### Available data
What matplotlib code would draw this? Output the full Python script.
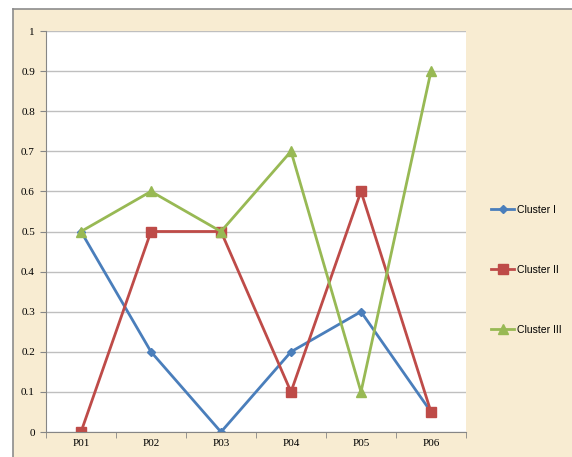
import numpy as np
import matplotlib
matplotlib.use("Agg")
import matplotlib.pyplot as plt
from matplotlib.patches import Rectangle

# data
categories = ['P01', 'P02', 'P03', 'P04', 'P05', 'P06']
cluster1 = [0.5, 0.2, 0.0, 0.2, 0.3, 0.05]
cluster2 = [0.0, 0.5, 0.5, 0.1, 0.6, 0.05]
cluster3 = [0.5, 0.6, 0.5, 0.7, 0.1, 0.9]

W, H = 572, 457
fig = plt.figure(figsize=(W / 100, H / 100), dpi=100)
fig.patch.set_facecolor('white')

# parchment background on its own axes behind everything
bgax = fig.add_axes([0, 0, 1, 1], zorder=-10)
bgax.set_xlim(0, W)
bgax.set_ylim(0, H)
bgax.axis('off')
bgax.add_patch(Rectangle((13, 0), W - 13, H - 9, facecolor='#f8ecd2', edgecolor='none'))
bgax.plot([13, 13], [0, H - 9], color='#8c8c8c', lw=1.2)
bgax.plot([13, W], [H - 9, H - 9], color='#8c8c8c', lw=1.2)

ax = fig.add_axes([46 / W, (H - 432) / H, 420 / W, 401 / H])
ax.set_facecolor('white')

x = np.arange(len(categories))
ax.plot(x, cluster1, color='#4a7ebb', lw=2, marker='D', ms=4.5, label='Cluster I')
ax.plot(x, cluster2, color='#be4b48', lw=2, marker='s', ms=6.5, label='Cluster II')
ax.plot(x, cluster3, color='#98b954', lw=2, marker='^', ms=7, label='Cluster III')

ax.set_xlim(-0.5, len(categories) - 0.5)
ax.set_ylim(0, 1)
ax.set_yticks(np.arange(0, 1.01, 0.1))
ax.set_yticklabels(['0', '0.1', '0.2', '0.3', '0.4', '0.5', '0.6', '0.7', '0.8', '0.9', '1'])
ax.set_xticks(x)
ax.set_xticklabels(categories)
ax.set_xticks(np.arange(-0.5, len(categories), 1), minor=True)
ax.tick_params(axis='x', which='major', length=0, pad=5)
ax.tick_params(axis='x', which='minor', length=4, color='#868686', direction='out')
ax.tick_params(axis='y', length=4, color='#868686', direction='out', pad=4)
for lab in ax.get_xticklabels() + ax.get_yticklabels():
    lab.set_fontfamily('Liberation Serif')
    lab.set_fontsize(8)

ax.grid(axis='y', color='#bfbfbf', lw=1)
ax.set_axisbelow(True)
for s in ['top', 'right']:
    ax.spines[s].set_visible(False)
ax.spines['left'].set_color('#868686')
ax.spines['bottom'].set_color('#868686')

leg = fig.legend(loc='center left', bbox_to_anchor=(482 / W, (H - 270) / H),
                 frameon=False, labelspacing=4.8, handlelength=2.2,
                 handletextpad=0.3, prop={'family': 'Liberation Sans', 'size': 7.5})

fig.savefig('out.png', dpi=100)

### The problem
Pictures are excluded; extract exactly the lines from the start of the data through the line that holds "fig.patch.set_facecolor('white')", both ends included.

### Solution
What matplotlib code would draw this? Output the full Python script.
import numpy as np
import matplotlib
matplotlib.use("Agg")
import matplotlib.pyplot as plt
from matplotlib.patches import Rectangle

# data
categories = ['P01', 'P02', 'P03', 'P04', 'P05', 'P06']
cluster1 = [0.5, 0.2, 0.0, 0.2, 0.3, 0.05]
cluster2 = [0.0, 0.5, 0.5, 0.1, 0.6, 0.05]
cluster3 = [0.5, 0.6, 0.5, 0.7, 0.1, 0.9]

W, H = 572, 457
fig = plt.figure(figsize=(W / 100, H / 100), dpi=100)
fig.patch.set_facecolor('white')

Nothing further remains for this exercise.